A new study by UGA researchers could help protect more than 13 million U.S. residents who will be threatened by rising sea levels by the end of the century.
It is the first major study to assess the risk from rising seas using year 2100 population forecasts for all 319 coastal counties in the continental U.S.
The study is based on analyses by Mathew Hauer for his doctoral work with the UGA Franklin College of Arts and Sciences; Deepak Mishra of the UGA geography department; and Jason Evans, a former UGA faculty member now with Stetson University. It was published in the journal Nature Climate Change.

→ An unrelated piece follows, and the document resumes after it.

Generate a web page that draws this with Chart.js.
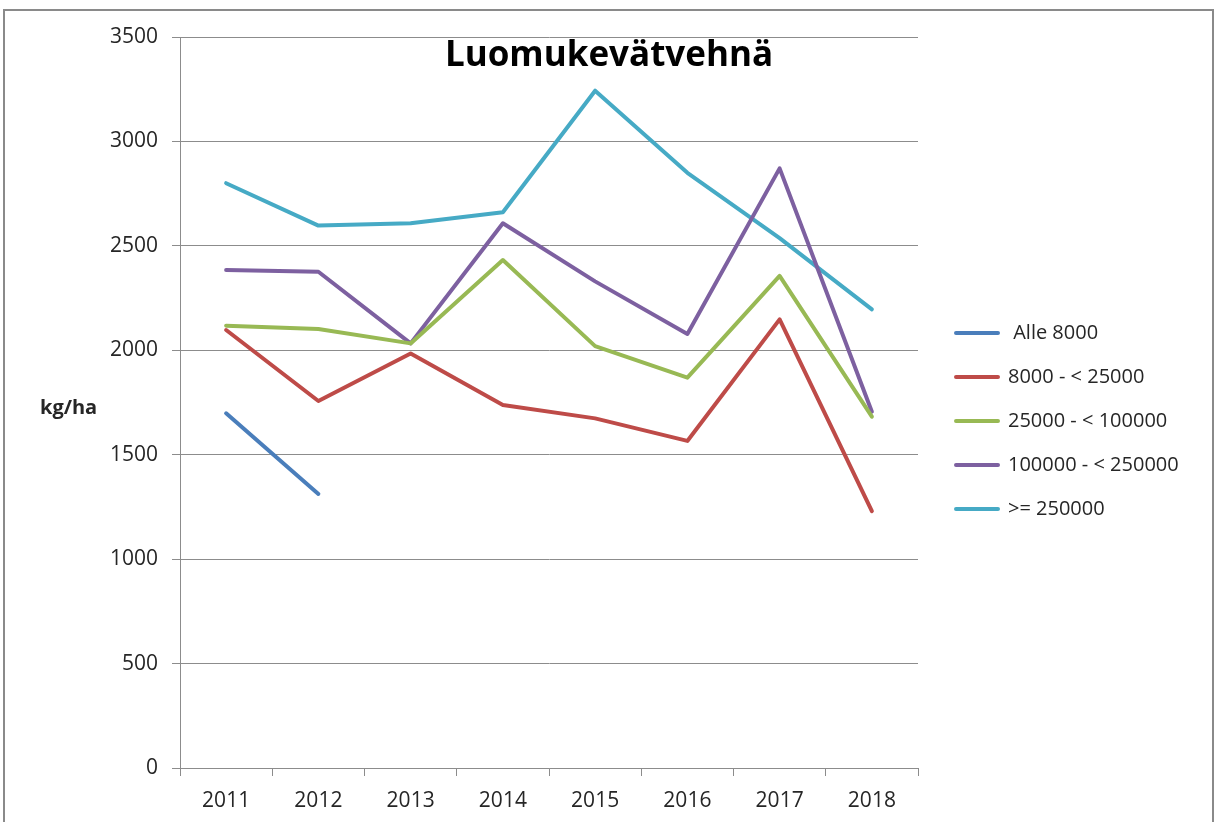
<!DOCTYPE html>
<html>
<head>
<meta charset="utf-8">
<script src="https://cdn.jsdelivr.net/npm/chart.js@4.4.0/dist/chart.umd.min.js"></script>
<style>
  html, body { margin: 0; padding: 0; background: #fff; overflow: hidden; }
  #frame { position: absolute; left: 3px; top: 9px; width: 1207px; height: 900px; border: 2px solid #8a8a8a; }
  #chart { position: absolute; left: 0; top: 0; }
</style>
</head>
<body>
<div id="frame"></div>
<canvas id="chart" width="1219" height="822"></canvas>
<script>
// values (kg/ha)
const years = ['2011', '2012', '2013', '2014', '2015', '2016', '2017', '2018'];
const alle8000 = [1698, 1312, null, null, null, null, null, null];
const from8000 = [2097, 1757, 1985, 1738, 1674, 1566, 2148, 1230];
const from25000 = [2118, 2102, 2033, 2432, 2020, 1869, 2356, 1682];
const from100000 = [2384, 2376, 2033, 2608, 2330, 2078, 2871, 1706];
const over250000 = [2800, 2597, 2608, 2661, 3243, 2850, 2537, 2196];

const seriesNames = ['Alle 8000', '8000 - < 25000', '25000 - < 100000', '100000 - < 250000', '>= 250000'];
const seriesColors = ['#4a7ebb', '#be4b48', '#98b954', '#7d60a0', '#46aac5'];
const seriesValues = [alle8000, from8000, from25000, from100000, over250000];

const chartTitle = 'Luomukevätvehnä';
const unitLabel = 'kg/ha';

const gridColor = '#8c8c8c';
const textColor = '#262626';
const font = 'Open Sans';

// title and unit label sit inside / beside the plot like in the original
const extraText = {
  id: 'extraText',
  afterDraw(chart) {
    const ctx = chart.ctx;
    ctx.save();
    ctx.fillStyle = '#000';
    ctx.font = 'bold 35px "Open Sans"';
    ctx.textAlign = 'center';
    ctx.textBaseline = 'alphabetic';
    ctx.fillText(chartTitle, 609, 66);
    ctx.font = 'bold 20px "Open Sans"';
    ctx.textAlign = 'left';
    ctx.fillStyle = textColor;
    ctx.fillText(unitLabel, 40, 414);
    ctx.restore();
  }
};

// fixed legend width so the plot ends where it does in the reference
const legendWidth = {
  id: 'legendWidth',
  beforeInit(chart) {
    const fit = chart.legend.fit;
    chart.legend.fit = function () {
      fit.call(this);
      this.width = 287;
    };
  }
};

new Chart(document.getElementById('chart'), {
  type: 'line',
  data: {
    labels: years,
    datasets: seriesValues.map((vals, i) => ({
      label: (i === 0 ? ' ' : '') + seriesNames[i],
      data: vals,
      borderColor: seriesColors[i],
      backgroundColor: seriesColors[i],
      borderWidth: 4,
      borderCapStyle: 'round',
      borderJoinStyle: 'round',
      pointRadius: 0,
      tension: 0,
      spanGaps: false
    }))
  },
  options: {
    responsive: false,
    animation: false,
    devicePixelRatio: 1,
    layout: { padding: { left: 0, top: 37, right: 0, bottom: 0 } },
    plugins: {
      title: { display: false },
      tooltip: { enabled: false },
      legend: {
        position: 'right',
        fullSize: false,
        title: { display: true, text: '', padding: 0, font: { size: 10, lineHeight: '37px' } },
        labels: {
          boxWidth: 42,
          boxHeight: 0,
          padding: 24,
          color: textColor,
          font: { family: font, size: 20 }
        }
      }
    },
    scales: {
      x: {
        offset: true,
        grid: { display: true, drawOnChartArea: false, drawTicks: true, tickLength: 8, color: gridColor, lineWidth: 1, offset: true },
        border: { display: true, color: gridColor, width: 1 },
        ticks: { color: textColor, padding: 12, maxRotation: 0, font: { family: font, size: 21 } },
        afterFit(s) { s.height = 54; }
      },
      y: {
        min: 0,
        max: 3500,
        ticks: {
          stepSize: 500,
          color: textColor,
          padding: 14,
          font: { family: font, size: 21 },
          callback: (v) => String(v)
        },
        grid: { color: gridColor, lineWidth: 1, tickLength: 8 },
        border: { display: true, color: gridColor, width: 1 },
        afterFit(s) { s.width = 180; }
      },
      // empty spacer between plot and legend
      gap: {
        position: 'right',
        display: true,
        grid: { display: false },
        ticks: { display: false },
        border: { display: false },
        afterFit(s) { s.width = 14; }
      }
    }
  },
  plugins: [extraText, legendWidth]
});
</script>
</body>
</html>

Based on year 2100 population forecasts, the authors report that a 6-foot sea level rise will expose more than 13 million people to flooding and other hazards from rising seas. Florida faces the most risk, where up to 6 million residents could be affected. One million people each in California and Louisiana also could be impacted.
Scientists believe worldwide sea levels could rise by 3 to 6 feet by 2100. Even with a 3-foot rise, population trends indicate that more than 4.2 million coastal residents in the continental U.S. would be at risk, according to Hauer.
“The impact projections are up to three times larger than current estimates, which significantly underestimate the effect of sea level rise in the United States,” Hauer said. “In fact, there are 31 counties where more than 100,000 residents could be affected by 6 feet of sea level rise.”
The data can help policymakers develop practical adaptation strategies for protecting land threatened by frequent and repeated inundation, according to Mishra.
“This research merges population forecasts with sea level rise. It gives policymakers more detailed information to help them assess how sea level rise will affect people and infrastructure,” he said.
By employing year 2100 population projections, the data also provide a more accurate measure of potential flooding risks in some of the nation’s fastest-growing communities, Hauer said.
For example, more than 25 percent of the people living in major urban centers like Miami and New Orleans could face coastal flooding by the end of the century if adaptive measures aren’t taken.
More than 10 percent of the population in Georgia’s coastal counties would be impacted by coastal flooding, including 18 percent of the people who live in Chatham County (Savannah) and 29 percent who live in Glynn County (Brunswick).